Haberdasher-Puzzle
Since
Its the 123 year old Haberdasher problem, posed originally by the famous puzzle inventor Henry Dudeney. Actually there are various different publishing dates around - 1902, 1903, 1907 ...
The task is to divide an equilateral triangle of side length 1 with three straight, but not necessarily continuous, cuts into four parts so that they can then be put together to form a square.
Dudeney provided the solution only in the form of a drawing, but without specifying the exact dimensions.
Let D and E be the midpoints of AC and AB. The first cut runs from E to a point F on AB.
The other two cuts run from D and G perpedicular to EF. G is a point an AB and it can easily be seen that AG = AF+0.5 (or equivalent GB = 0.5-AF).
The four pieces now can be assembled to form a rectangle:
Depending on the choice of F, different rectangles may result.
The task now is to determine the value for AF so that the rectangle is a perfect square:
There are solutions around where AF=0.25 which actually is a good approximation, but the rectangle formed that way IS NOT a perfect square.

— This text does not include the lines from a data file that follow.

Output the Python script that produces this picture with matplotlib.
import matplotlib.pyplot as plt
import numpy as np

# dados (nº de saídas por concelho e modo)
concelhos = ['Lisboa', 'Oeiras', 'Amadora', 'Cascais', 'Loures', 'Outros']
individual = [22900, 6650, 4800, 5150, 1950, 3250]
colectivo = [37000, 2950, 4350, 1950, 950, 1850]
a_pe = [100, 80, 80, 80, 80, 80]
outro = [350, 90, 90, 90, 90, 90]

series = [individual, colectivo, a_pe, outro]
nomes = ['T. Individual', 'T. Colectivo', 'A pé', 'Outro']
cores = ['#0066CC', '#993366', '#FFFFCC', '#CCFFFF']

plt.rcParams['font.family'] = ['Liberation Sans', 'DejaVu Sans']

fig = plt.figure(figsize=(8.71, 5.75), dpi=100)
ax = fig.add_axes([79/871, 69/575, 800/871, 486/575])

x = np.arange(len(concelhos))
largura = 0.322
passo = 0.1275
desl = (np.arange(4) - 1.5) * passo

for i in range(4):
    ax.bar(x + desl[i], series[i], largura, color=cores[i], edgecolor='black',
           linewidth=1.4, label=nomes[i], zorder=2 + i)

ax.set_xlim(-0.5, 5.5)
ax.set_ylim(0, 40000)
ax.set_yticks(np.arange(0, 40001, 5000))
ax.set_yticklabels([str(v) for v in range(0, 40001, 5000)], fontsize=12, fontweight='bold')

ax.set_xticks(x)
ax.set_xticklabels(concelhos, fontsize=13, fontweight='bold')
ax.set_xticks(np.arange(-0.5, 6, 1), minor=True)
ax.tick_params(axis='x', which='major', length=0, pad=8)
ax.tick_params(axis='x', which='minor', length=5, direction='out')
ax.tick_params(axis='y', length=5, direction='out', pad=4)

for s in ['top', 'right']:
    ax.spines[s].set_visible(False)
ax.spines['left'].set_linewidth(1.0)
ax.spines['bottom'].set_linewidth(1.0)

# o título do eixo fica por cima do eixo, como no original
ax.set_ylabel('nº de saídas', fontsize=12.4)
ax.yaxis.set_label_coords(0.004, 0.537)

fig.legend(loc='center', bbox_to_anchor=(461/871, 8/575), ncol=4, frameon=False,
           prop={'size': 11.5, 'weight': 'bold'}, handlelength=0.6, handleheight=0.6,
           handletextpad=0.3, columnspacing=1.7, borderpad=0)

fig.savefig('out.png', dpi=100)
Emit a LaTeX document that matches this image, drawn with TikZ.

The correct value for AF is slightly larger, about 0.2545076167.
So what I would be interested in is a (as simple and short as possible) way to determine the exact symbolic value for AF so that the four pieces finally form a perfect square.
If necessary I can post the exact solution for reference but my method to arrive at it is a bit laborious and I am hoping for an easier way.